Fort Frye BOE hears facilities update
LOWER SALEM — The Fort Frye Board of Education heard a 20-minute presentation on the findings of the district master facility planning committee Thursday night, the culmination of two years of evaluative and analytical work on the district’s future.
“We’re in the final phase,” Superintendent Stephanie Starcher said as she went through a series of slides showing the committtee’s findings. The board met in the gymnasium at Salem-Liberty Elementary School.
The committee’s goal has been to create a long-term plan for facilities “that supports the vision for learning in our district for future generations of students,” a summary of the work stated.
Starcher said the committee analyzed three scenarios: keeping the current building configuration, which includes elementary schools in Lowell, Lower Salem and Beverly, and a middle-school high-school building in Beverly; closing Lower Salem school and converting Lowell Elementary into a kindergarten through second grade school, Beverly Center to a grade 3-5 school, and rebuilding the grade 6-12 complex; and building an entirely new K-12 complex in Beverly.
The work of the committee – which Starcher said is made up of 18 members from the schools and the community – is based on work done by architectural and design consultants hired in June 2018. The district held an extensive community visioning session in February of this year.
Further analytic work was done by a stakeholder group and presented to the board in September, and the master facilities planning committee began its work at that point, to bring together the architectural and design findings and the educational visioning conclusions. That committee’s final report is due in March, but its interim findings presented to the board Thursday night will also be the subject of three public meetings in November to gather feedback and adjust the plan as needed.
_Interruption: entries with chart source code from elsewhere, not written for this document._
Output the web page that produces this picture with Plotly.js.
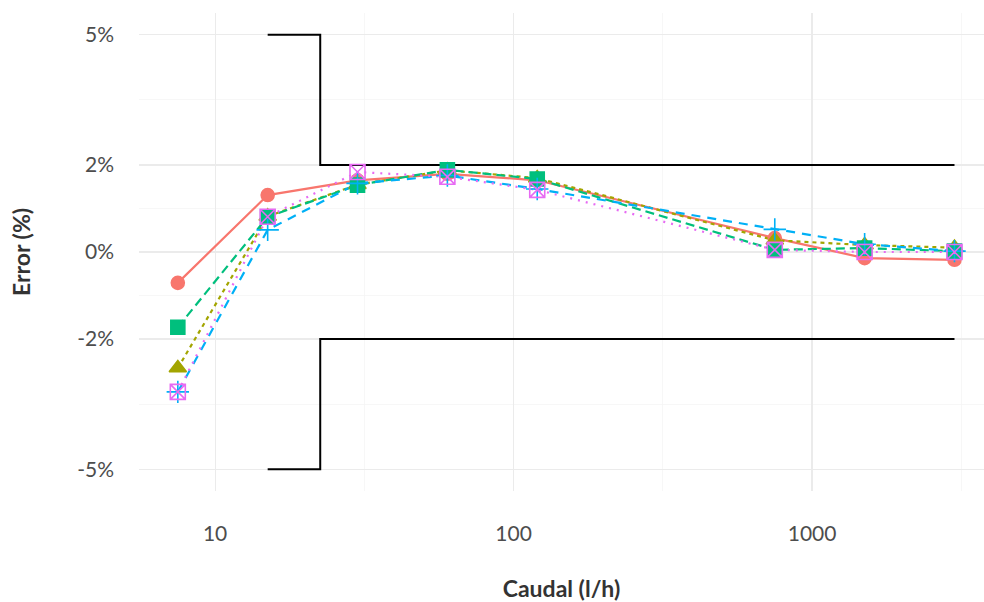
<!DOCTYPE html>
<html>
<head>
<meta charset="utf-8">
<script src="https://cdn.plot.ly/plotly-3.0.1.min.js"></script>
<style>html,body{margin:0;padding:0;background:#fff;}#chart{width:984px;height:602px;}</style>
</head>
<body>
<div id="chart"></div>
<script>
// Flow rates (l/h)
const flows = [7.5, 15, 30, 60, 120, 750, 1500, 3000];
// Error (%) per meter / series
const serie1 = [-0.71, 1.31, 1.65, 1.80, 1.65, 0.32, -0.14, -0.18];
const serie2 = [-2.67, 0.82, 1.55, 1.88, 1.70, 0.27, 0.16, 0.10];
const serie3 = [-1.73, 0.81, 1.54, 1.89, 1.68, 0.05, 0.09, 0.02];
const serie4 = [-3.22, 0.51, 1.58, 1.76, 1.45, 0.52, 0.18, 0.02];
const serie5 = [-3.22, 0.81, 1.84, 1.73, 1.43, 0.05, 0.00, 0.00];
// Tolerance limits (maximum permissible error)
const limitX = [15, 22.5, 22.5, 3000];
const limitUpper = [5, 5, 2, 2];
const limitLower = [-5, -5, -2, -2];
// Tick labels
const yTickVals = [-5, -2, 0, 2, 5];
const yTickText = ['-5%', '-2%', '0%', '2%', '5%'];
const yMinorVals = [-3.5, -1, 1, 3.5];
const xTickVals = [10, 100, 1000];
const xTickText = ['10', '100', '1000'];
const xMinorVals = [3.1623, 31.623, 316.23, 3162.3];

const series = [serie1, serie2, serie3, serie4, serie5];
const colors = ['#F8766D', '#A3A500', '#00BF7D', '#00B0F6', '#E76BF3'];
const dashes = ['solid', '4px,4px', '9px,5px', '9px,7px', '2px,6px'];
const symbols = ['circle', 'triangle-up', 'square', 'cross-thin-open', 'square-x-open'];
const sizes = [13, 15, 14, 16, 15];

const traces = [];
traces.push({x: limitX, y: limitUpper, mode: 'lines', line: {color: '#000', width: 2}, hoverinfo: 'skip', showlegend: false});
traces.push({x: limitX, y: limitLower, mode: 'lines', line: {color: '#000', width: 2}, hoverinfo: 'skip', showlegend: false});
series.forEach((s, i) => {
  traces.push({x: flows, y: s, mode: 'lines', line: {color: colors[i], width: 2.2, dash: dashes[i]}, showlegend: false});
});
series.forEach((s, i) => {
  traces.push({x: flows, y: s, mode: 'markers', marker: {color: colors[i], size: sizes[i], symbol: symbols[i], line: {color: colors[i], width: 1.6}}, showlegend: false});
});

const layout = {
  width: 984, height: 602,
  margin: {l: 139, r: 0, t: 13, b: 111},
  paper_bgcolor: '#fff', plot_bgcolor: '#fff',
  font: {family: 'Lato, "Open Sans", sans-serif', color: '#4d4d4d'},
  showlegend: false,
  xaxis: {
    type: 'log', range: [0.745, 3.576],
    tickmode: 'array', tickvals: xTickVals, ticktext: xTickText,
    tickfont: {size: 21, color: '#4d4d4d'}, ticks: '', ticklabelstandoff: 28,
    showgrid: true, gridcolor: '#ebebeb', gridwidth: 1.2,
    minor: {tickmode: 'array', tickvals: xMinorVals, showgrid: true, gridcolor: '#f4f4f4', gridwidth: 0.7, ticks: ''},
    zeroline: false, showline: false,
    title: {text: '<b>Caudal (l/h)</b>', font: {size: 23, color: '#333333'}, standoff: 36}
  },
  yaxis: {
    range: [-5.5, 5.5],
    tickmode: 'array', tickvals: yTickVals, ticktext: yTickText,
    tickfont: {size: 21, color: '#4d4d4d'}, ticks: '', ticklabelstandoff: 24,
    showgrid: true, gridcolor: '#ebebeb', gridwidth: 1.2,
    minor: {tickmode: 'array', tickvals: yMinorVals, showgrid: true, gridcolor: '#f4f4f4', gridwidth: 0.7, ticks: ''},
    zeroline: false, showline: false,
    title: {text: '<b>Error (%)</b>', font: {size: 23, color: '#333333'}, standoff: 40}
  }
};

Plotly.newPlot('chart', traces, layout, {displayModeBar: false, staticPlot: true});
</script>
</body>
</html>
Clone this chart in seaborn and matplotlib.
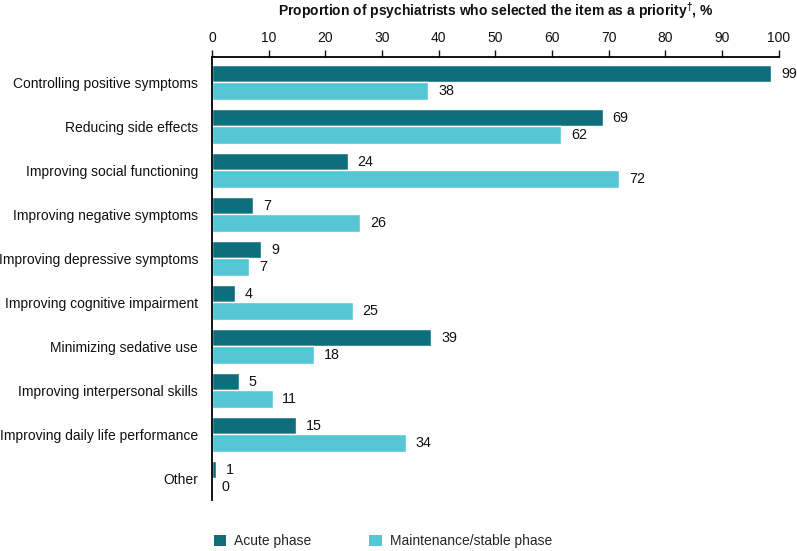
import matplotlib
matplotlib.use("Agg")
import matplotlib.pyplot as plt
import seaborn as sns
import pandas as pd
from matplotlib.patches import Patch

categories = [
    "Controlling positive symptoms",
    "Reducing side effects",
    "Improving social functioning",
    "Improving negative symptoms",
    "Improving depressive symptoms",
    "Improving cognitive impairment",
    "Minimizing sedative use",
    "Improving interpersonal skills",
    "Improving daily life performance",
    "Other",
]
acute = [98.7, 69.0, 24.0, 7.3, 8.7, 4.0, 38.7, 4.7, 14.8, 0.7]
maintenance = [38.2, 61.6, 71.9, 26.2, 6.6, 24.8, 18.0, 10.7, 34.2, 0.0]
series_names = ["Acute phase", "Maintenance/stable phase"]
x_ticks = [0, 10, 20, 30, 40, 50, 60, 70, 80, 90, 100]
title = r"Proportion of psychiatrists who selected the item as a priority$^{\dagger}$, %"

colors = ["#0E6E7C", "#57C6D4"]

sns.set_theme(style="white")
plt.rcParams["font.family"] = ["Liberation Sans", "DejaVu Sans"]
plt.rcParams["mathtext.fontset"] = "custom"
plt.rcParams["mathtext.rm"] = "Liberation Sans:bold"
plt.rcParams["mathtext.bf"] = "Liberation Sans:bold"
plt.rcParams["mathtext.it"] = "Liberation Sans:bold"

df = pd.DataFrame({
    "category": categories * 2,
    "value": acute + maintenance,
    "phase": [series_names[0]] * len(categories) + [series_names[1]] * len(categories),
})

fig = plt.figure(figsize=(7.97, 5.51), dpi=100)
ax = fig.add_axes([0.266, 0.092, 0.711, 0.804])

sns.barplot(data=df, y="category", x="value", hue="phase", orient="h",
            palette=colors, width=0.8, ax=ax, legend=False, saturation=1,
            order=categories, hue_order=series_names)

for cont in ax.containers:
    ax.bar_label(cont, fmt="%.0f", padding=7, fontsize=10.3, color="#111111")

ax.set_xlim(0, 100)
ax.set_ylim(9.5, -0.57)
ax.set_xticks(x_ticks)
ax.xaxis.tick_top()
ax.xaxis.set_label_position("top")
ax.set_xlabel(title, fontsize=10, fontweight="bold", labelpad=11, color="#111111")
ax.set_ylabel("")
ax.tick_params(axis="x", direction="out", length=5, width=1, colors="#111111",
               labelsize=10, pad=4, top=True, bottom=False)
ax.tick_params(axis="y", length=0, labelsize=10, pad=10, colors="#111111")
for s in ["right", "bottom"]:
    ax.spines[s].set_visible(False)
for s in ["left", "top"]:
    ax.spines[s].set_color("black")
    ax.spines[s].set_linewidth(1.3)

handles = [Patch(facecolor=c, edgecolor="none") for c in colors]
fig.legend(handles, series_names, loc="center left", bbox_to_anchor=(0.261, 0.018),
           ncol=2, frameon=False, fontsize=10, handlelength=0.9, handleheight=0.9,
           handletextpad=0.6, columnspacing=4.15, borderaxespad=0)

fig.savefig("out.png", dpi=100)
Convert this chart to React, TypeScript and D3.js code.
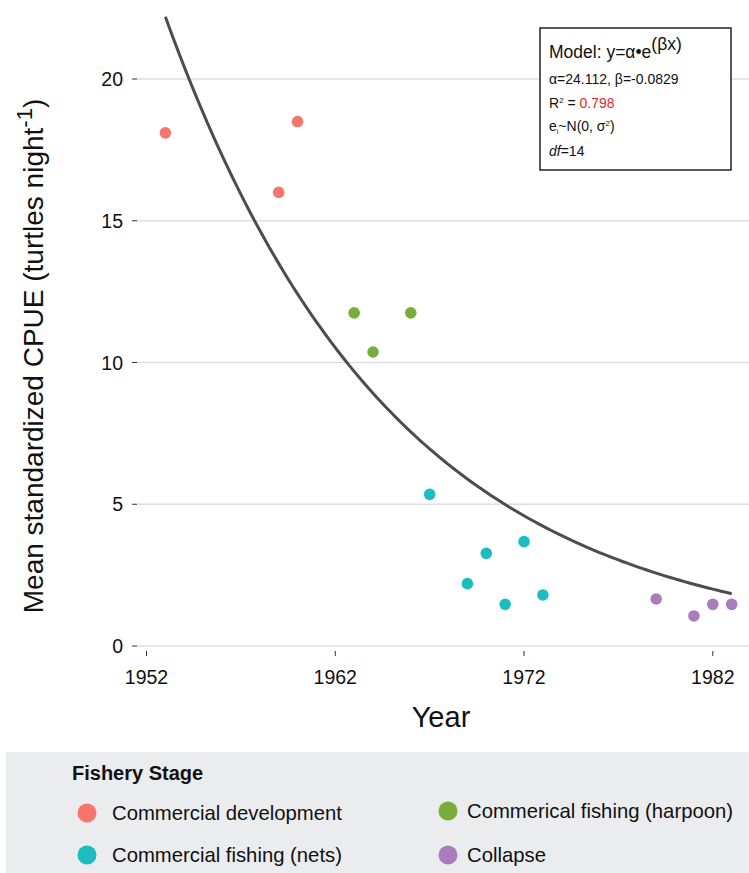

Keeping the system as it is, with necessary major repairs, renovations and maintenance, is expected to cost the district $26.6 million, “and that’s without the changes recommended in the visioning report,” Starcher said.
Renovating Lowell Elementary, closing Salem Liberty and rebuilding the middle-school high-school, she said is estimated at $46.7 million. A new K-12 campus, she said, is estimated at $45 million.
The report also assessed savings in operating costs, with the Lowell conversion option saving $180,000 a year and the new K-12 campus saving $400,000 a year.
Starcher was careful to emphasize that those savings are net of educational improvements.
“The committee has said it doesn’t want staff reductions, but rather re-investment in service changes, for example, if we save a teaching position we get a resource officer,” she said. “This is a conservative forecast. If there is more to be had, we want to reinvest it in education.”
The projections assume enrollment holding steady at about 1,000 students, she said, an assumption that is based on data going back more than a decade.
The community meetings all are scheduled for 6 p.m., on Nov. 19 at Salem-Liberty Elementary School, Nov.21 at Fort Frye High School, and Nov. 25 at Lowell Elementary School.
In other matters, the board:
¯ Saw presentation of awards for outstanding classified staff member Theresa Warren, secretary at Beverly-Center Elementary; outstanding administrator Megan Miller, principal at Beverly-Center; outstanding male student Brady Schilling; and outstanding female student Lydia Klinger.
¯ Acknowledged donations of cash and goods valued at a total of $4,465
¯ Received a briefing on the use of new forms for evaluating the superintendent and treasurer, and new self-evaluation forms for board members.
The board is scheduled to meet next at 4 p.m. Nov. 21 at Beverly-Center Elementary School.